Perhaps an even more accurate title for this highly readable book could be “The Red Sea, the Indian Ocean, and the Fall of the Roman Empire,” as McLaughlin meticulously traces the rise and fall of Imperial naval expansion between 200 BCE and 200 AD, first into the eastern Mediterranean and from there, down the coast of East Africa as far as present-day Kenya, then across the Red Sea to the Arabian coast, and eventually across the Indian Ocean to the subcontinent. Further voyages reached today’s Sri Lanka and eventually the coast of Viet Nam, where Roman sailors met an embassy from the Chinese emperor, thereby establishing a short-lived but productive exchange of goods and information between the two greatest empires of the day.

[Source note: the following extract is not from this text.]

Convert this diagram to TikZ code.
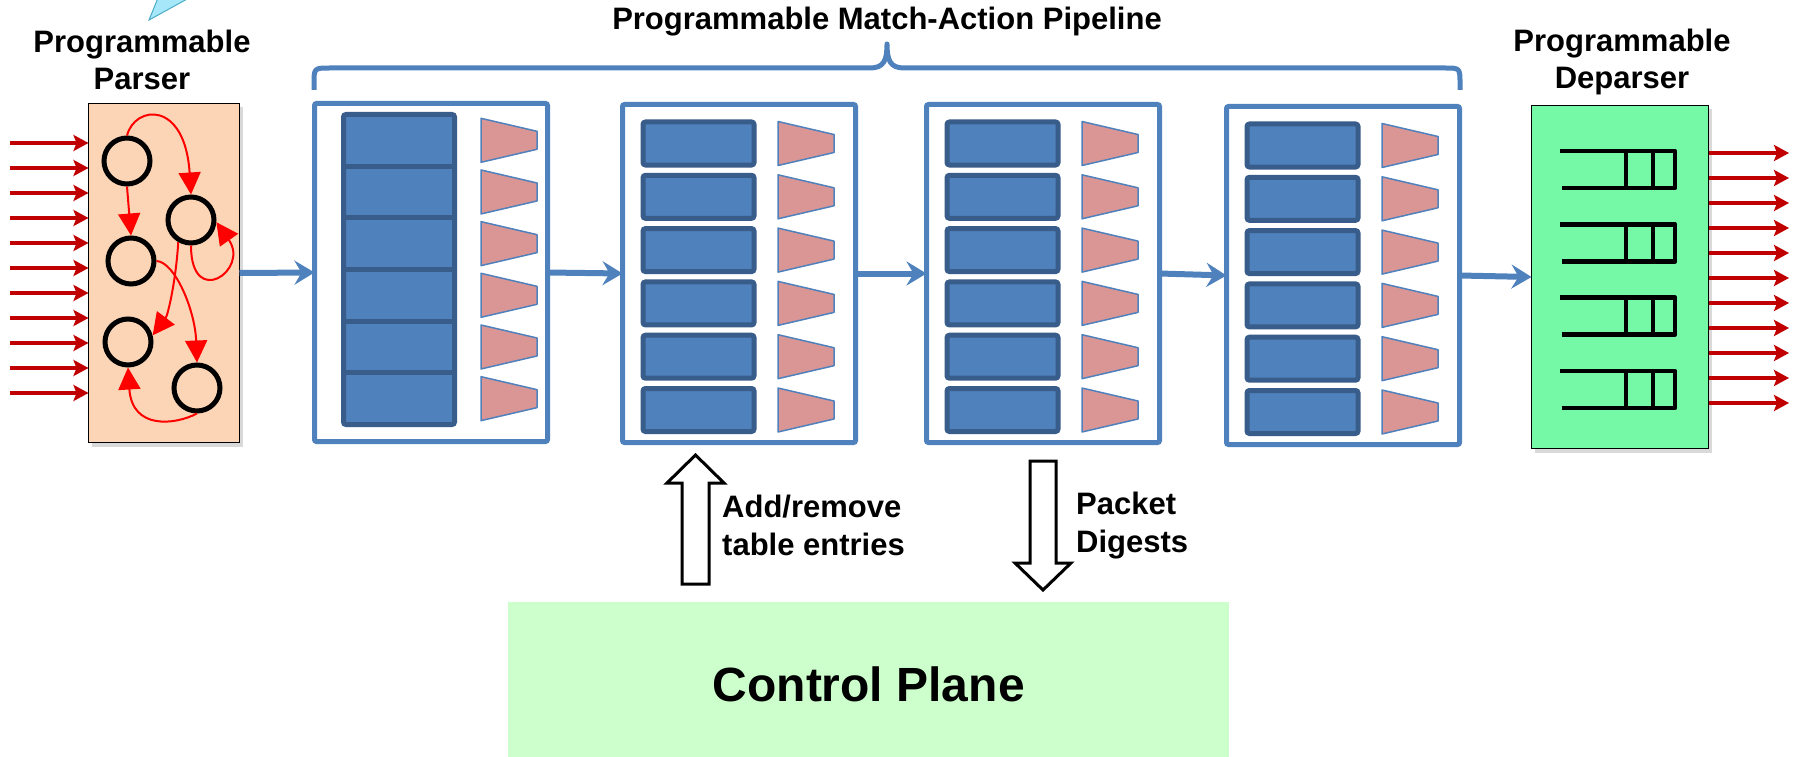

Many firsts emerged from this global trade during the Imperial Era. Perhaps most importantly in terms of naval studies, Rome’s adoption of the Indian knowledge of the ocean’s monsoon winds. Roman trading ships could now abandon pilotage between landmarks for navigation on the open sea. Within days of leaving a Roman port on the Red Sea, these pioneering sailors reached the Indus River valley, unexplored by westerners since Alexander’s land invasion two centuries before. Roman mariners were seeking markets to exchange Roman gold and silver for the riches of the east, especially frankincense and myrrh, the main ingredients of incense, plus the jewels and spices otherwise unavailable in the west. These luxuries were purchased with Roman bullion and coins—silver coins were even more valuable than gold in Asian markets—which eventually caused a fatal imbalance in trade between Rome and the raw-material rich east.

McLaughlin links the growing costs of treasury-draining imperial expansion to its north and west—he sees the conquest of Britain as a Caesarian ego-boosting drain on Roman bullion resources, for instance—and the demand for Asian luxuries among the Roman elite. The combination of these two factors led to the growing inability of the Imperial government to fund the military that policed its borders. While the expansion of trade with the east enriched Roman life, its costs eventually outweighed its benefits, unleashing the complex series of events that caused the empire to split in two and leave its western half in a dark age where knowledge of ocean navigation and of the east was all but lost for the next thousand years.

Raoul McLaughlin’s sophisticated survey of the complexities of Roman economics, politics, and society offers pioneering insight into the fragility of Pax Romana despite its conquests and global reach in trade. His ground-breaking study of a world linked by oceans also calls into question the theory that the ancient world was more primitive than the modern or that history evolves in an ever-ascending arc from the barbaric to the civilized.

Dr. Nolan is a former history professor, at Loyola University, Chicago.